Start
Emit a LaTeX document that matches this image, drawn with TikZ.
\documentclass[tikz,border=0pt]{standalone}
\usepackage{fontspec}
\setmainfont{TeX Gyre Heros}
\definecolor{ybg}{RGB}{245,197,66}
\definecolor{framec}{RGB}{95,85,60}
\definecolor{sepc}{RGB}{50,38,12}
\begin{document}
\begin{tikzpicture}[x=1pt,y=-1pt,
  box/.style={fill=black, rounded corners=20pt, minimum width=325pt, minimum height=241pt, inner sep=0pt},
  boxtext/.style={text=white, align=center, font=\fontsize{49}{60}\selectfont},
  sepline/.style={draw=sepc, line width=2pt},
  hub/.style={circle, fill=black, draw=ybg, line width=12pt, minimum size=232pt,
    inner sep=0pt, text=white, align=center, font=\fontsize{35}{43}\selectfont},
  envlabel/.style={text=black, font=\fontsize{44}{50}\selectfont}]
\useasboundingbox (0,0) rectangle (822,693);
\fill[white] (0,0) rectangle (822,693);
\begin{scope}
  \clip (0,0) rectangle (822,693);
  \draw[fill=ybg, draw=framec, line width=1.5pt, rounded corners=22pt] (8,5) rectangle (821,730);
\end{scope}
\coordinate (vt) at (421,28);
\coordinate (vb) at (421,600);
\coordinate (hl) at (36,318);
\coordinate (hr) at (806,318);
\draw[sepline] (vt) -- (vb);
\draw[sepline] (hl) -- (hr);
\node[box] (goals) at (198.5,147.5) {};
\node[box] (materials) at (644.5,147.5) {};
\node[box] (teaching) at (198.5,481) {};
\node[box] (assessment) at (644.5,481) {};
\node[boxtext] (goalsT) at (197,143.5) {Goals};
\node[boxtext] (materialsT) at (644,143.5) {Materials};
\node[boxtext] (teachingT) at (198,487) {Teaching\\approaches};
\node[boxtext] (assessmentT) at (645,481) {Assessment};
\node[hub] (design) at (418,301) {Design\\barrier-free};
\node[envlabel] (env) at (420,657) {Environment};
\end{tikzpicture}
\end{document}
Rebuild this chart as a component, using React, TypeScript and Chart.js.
End
TASK TO CARRY OUT:
Read the entries above, then pull out the lines that include "this".

TASK SOLUTION:
Emit a LaTeX document that matches this image, drawn with TikZ.
Rebuild this chart as a component, using React, TypeScript and Chart.js.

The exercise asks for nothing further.